Hi,
I believe the Tor bandwidth scanner nicknamed "longclaw" is measuring relays in the US West Coast worse than other bandwidth scanners in North America. This happens on multiple ISPs, both ones I have and ones I don't.
This includes two Tor exit instances on a dedicated server hosted in Los Angeles on Psychz Networks (AS40676):
https://metrics.torproject.org/rs.html#details/156AAC3FAD1ACC8906316519DCB44... https://metrics.torproject.org/rs.html#details/A69CEB30328B1E85C6B167FECAF2F...
And two Tor non-exit instances on a home server in Seattle on Wave Broadband (AS11404), using a symmetrical Gigabit link:
https://metrics.torproject.org/rs.html#details/B0F9BA27944FA59E3B1A182208FF7... https://metrics.torproject.org/rs.html#details/DB710B14D7329B7289CFCC547F48E...
The consensus weight values from longclaw are much lower than other North American bandwidth scanners, according to https://consensus-health.torproject.org/.
This also affects other relays/ISPs on the West Coast US/Canada, such as Emerald Onion, AT&T U-verse, Sonic.net, and QuadraNet. The same ISPs/hosts in the East Coast aren't affected.
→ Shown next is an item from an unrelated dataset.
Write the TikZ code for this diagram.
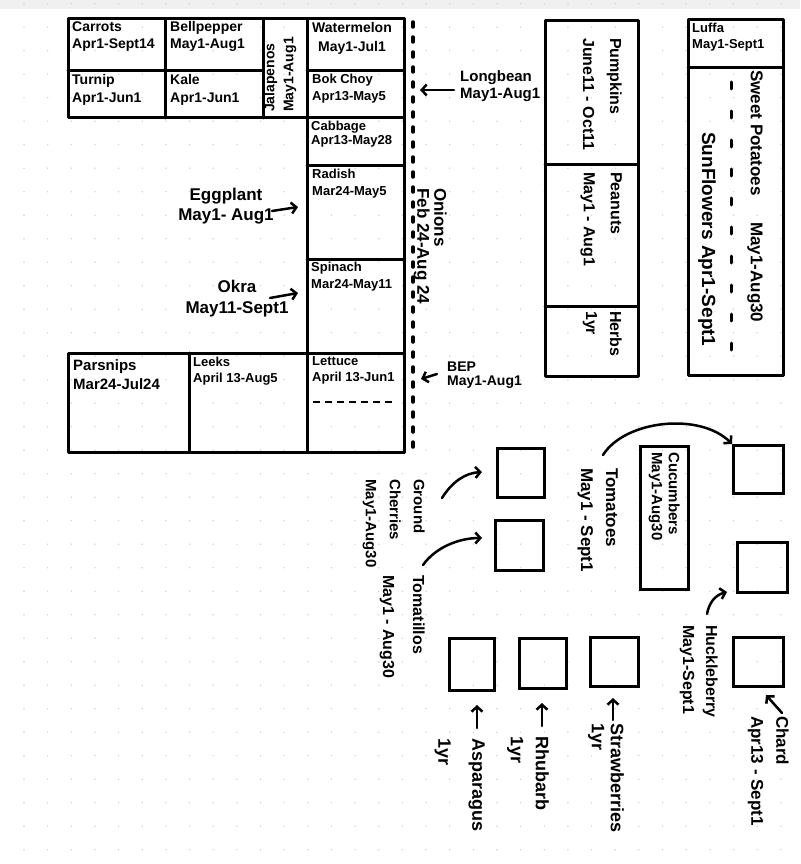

This discrepancy in the measurement disproportionately favors European and East Coast US/Canada relays at the expense of West Coast relays, centralizing the Tor network even further than it already was. This wasn't an issue in the past, even as early as a few months ago. It only started appearing around June.
Is anyone else hosting West Coast relays having this issue? Is "longclaw" actually measuring bandwidth from Europe? If so, WHY?
I got in contact with "longclaw"'s admin and he wasn't too helpful.